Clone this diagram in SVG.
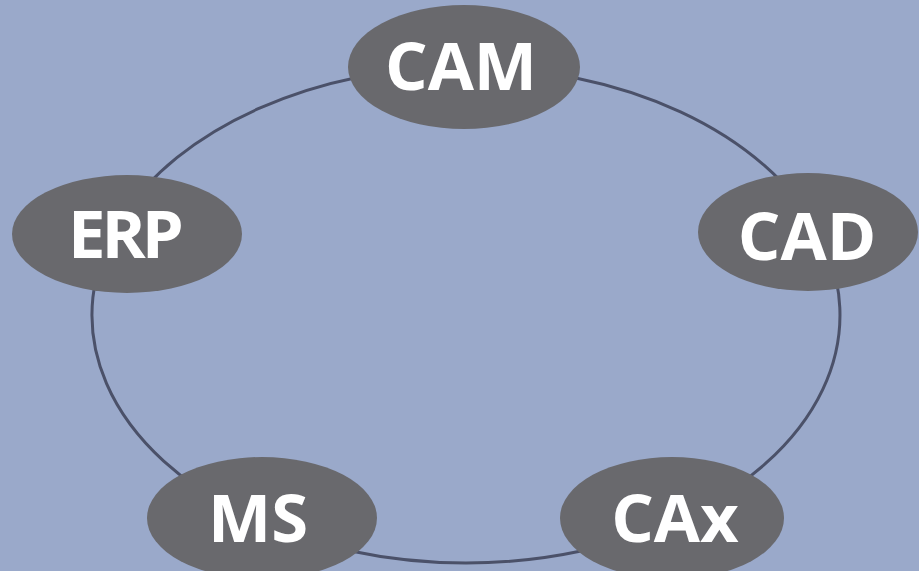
<svg xmlns="http://www.w3.org/2000/svg" width="919" height="571" viewBox="0 0 919 571">
  <style>
    .ring { fill: none; stroke: #4b5169; stroke-width: 3; }
    .node { fill: #69696d; }
    .label { fill: #ffffff; font-family: "Open Sans", "DejaVu Sans", sans-serif; font-weight: 700; font-size: 67px; text-anchor: middle; }
  </style>
  <rect width="919" height="571" fill="#9aa9ca"/>
  <g id="connectors">
    <path class="ring" d="M466 67 A374 248 0 0 1 817.4 230.2"/>
    <path class="ring" d="M817.4 230.2 A374 248 0 0 1 680.5 518.2"/>
    <path class="ring" d="M680.5 518.2 A374 248 0 0 1 251.5 518.2"/>
    <path class="ring" d="M251.5 518.2 A374 248 0 0 1 121.7 218.1"/>
    <path class="ring" d="M121.7 218.1 A374 248 0 0 1 466 67"/>
  </g>
  <g id="node-cam">
    <ellipse class="node" cx="464" cy="67" rx="116" ry="62"/>
    <text class="label" x="461" y="90">CAM</text>
  </g>
  <g id="node-erp">
    <ellipse class="node" cx="127" cy="234" rx="115" ry="59"/>
    <text class="label" x="124" y="258" letter-spacing="-4">ERP</text>
  </g>
  <g id="node-cad">
    <ellipse class="node" cx="808" cy="232" rx="110" ry="59"/>
    <text class="label" x="807" y="260">CAD</text>
  </g>
  <g id="node-ms">
    <ellipse class="node" cx="262" cy="518" rx="115" ry="61"/>
    <text class="label" x="258" y="542">MS</text>
  </g>
  <g id="node-cax">
    <ellipse class="node" cx="672" cy="518" rx="112" ry="61"/>
    <text class="label" x="675" y="542">CAx</text>
  </g>
</svg>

WHAT YOU ARE ASKED TO DO> Except for the pictures, print the data above exactly.

RESPONSE FOR THIS EXERCISE>
Clone this diagram in SVG.
<svg xmlns="http://www.w3.org/2000/svg" width="919" height="571" viewBox="0 0 919 571">
  <style>
    .ring { fill: none; stroke: #4b5169; stroke-width: 3; }
    .node { fill: #69696d; }
    .label { fill: #ffffff; font-family: "Open Sans", "DejaVu Sans", sans-serif; font-weight: 700; font-size: 67px; text-anchor: middle; }
  </style>
  <rect width="919" height="571" fill="#9aa9ca"/>
  <g id="connectors">
    <path class="ring" d="M466 67 A374 248 0 0 1 817.4 230.2"/>
    <path class="ring" d="M817.4 230.2 A374 248 0 0 1 680.5 518.2"/>
    <path class="ring" d="M680.5 518.2 A374 248 0 0 1 251.5 518.2"/>
    <path class="ring" d="M251.5 518.2 A374 248 0 0 1 121.7 218.1"/>
    <path class="ring" d="M121.7 218.1 A374 248 0 0 1 466 67"/>
  </g>
  <g id="node-cam">
    <ellipse class="node" cx="464" cy="67" rx="116" ry="62"/>
    <text class="label" x="461" y="90">CAM</text>
  </g>
  <g id="node-erp">
    <ellipse class="node" cx="127" cy="234" rx="115" ry="59"/>
    <text class="label" x="124" y="258" letter-spacing="-4">ERP</text>
  </g>
  <g id="node-cad">
    <ellipse class="node" cx="808" cy="232" rx="110" ry="59"/>
    <text class="label" x="807" y="260">CAD</text>
  </g>
  <g id="node-ms">
    <ellipse class="node" cx="262" cy="518" rx="115" ry="61"/>
    <text class="label" x="258" y="542">MS</text>
  </g>
  <g id="node-cax">
    <ellipse class="node" cx="672" cy="518" rx="112" ry="61"/>
    <text class="label" x="675" y="542">CAx</text>
  </g>
</svg>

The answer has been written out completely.